Tuesday, December 9, 2025

Ignaz Semmelweis and the Fools’ Tower

Before the germ theory of medicine, there was a Hungarian doctor, Ignaz Semmelweis, who practiced medicine at the Vienna General Hospital in the 1840s.

Semmelweis noticed, after an anatomy professor who was dissecting a cadaver for his students and cut himself with the scalpel, resulting in a severe infection (sepsis) which eventually claimed his life, that many doctors who practiced surgery on cadavers, were going afterwards to treat women in the hospital’s maternity ward.

After researching and comparing the death rate of women from child bed fever in the maternity ward with the death rate of women who were having their babies at home, he discovered that women giving birth in the hospital were dying at a much higher rate than those delivering at home. Guessing that there must have been some invisible infectious agent, he recommended that doctors wash their hands in chloride of lime. Following this advice and practice, the death rate of women giving birth in the hospital maternity ward went down to almost zero.

Semmelweis did an actual study and published it, but it was not well received at all. Instead of praising him, the international medical community at the time considered him a lunatic, denounced him as deranged, and decided to silence him.

European academia convinced a court in Vienna to declare him mentally insane when he did not stop teaching his medical students to wash their hands in chlorinated lime.

Semmelweis was shocked that eminent doctors, who knew he was right, would rather condemn women to death rather than admit that they were wrong. 

These eminent doctors, with the help of the Vienna court, condemned him to a mental asylum in Vienna, the Narrenturm (Fools tower), where he died years later. In a strange turn of events, a guard at the insane asylum struck him with an object, not sure if it was sharp or blunt, he got an infection and it resulted in his death.

Interestingly, Narrenturm still exists today. It is the oldest building in continental Europe for psychiatric patients. Built in 1784, it is located near the site of the old Vienna General Hospital. The circular building is now the location of the Federal Pathologic-Anatomical Museum of Vienna.

Millions of people since then have been saved because of Dr. Semmelweis’ discovery, a doctor who was humiliated and punished by his colleagues at European universities because he was right and they were wrong; they wanted to save their academic reputation and earnings. They did not care that they destroyed his career and his life. Even his wife left him.
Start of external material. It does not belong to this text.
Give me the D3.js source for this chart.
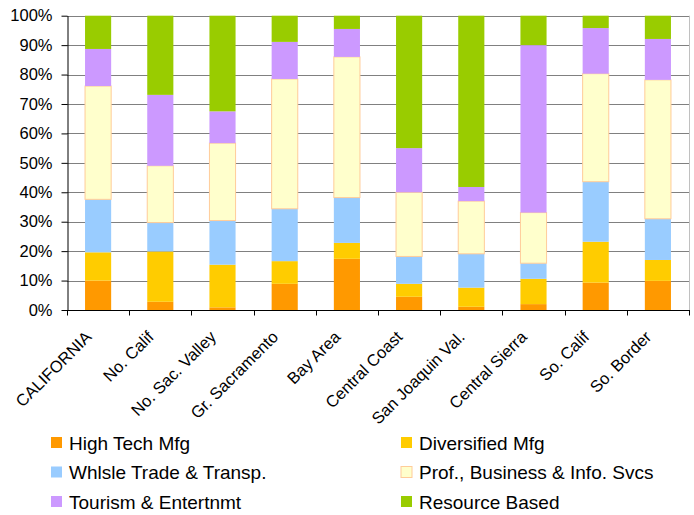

He was eventually vindicated thirty years later with the advent of Robert Koch’s discovery of the TB bacillus, anthrax, and cholera, specific bacteria at the root of those infectious diseases.

Silencing Semmelweis was a sad chapter in the history of medicine, not unlike what happened to some doctors in the U.S. who refused to subject their patients to Covid-19 vaccines and instead treated them with drugs like hydroxychloroquine and ivermectin when they came down with Covid-19. The cure rate for such patients was astonishing, yet the medical profession and the press were laughing at them that they were using “horse paste” to treat the sick. These doctors were vilified, shamed, marginalized, turned into pariahs, their licenses were suspended, lost their hospital privileges, jobs, and professorships for which they had worked hard to achieve.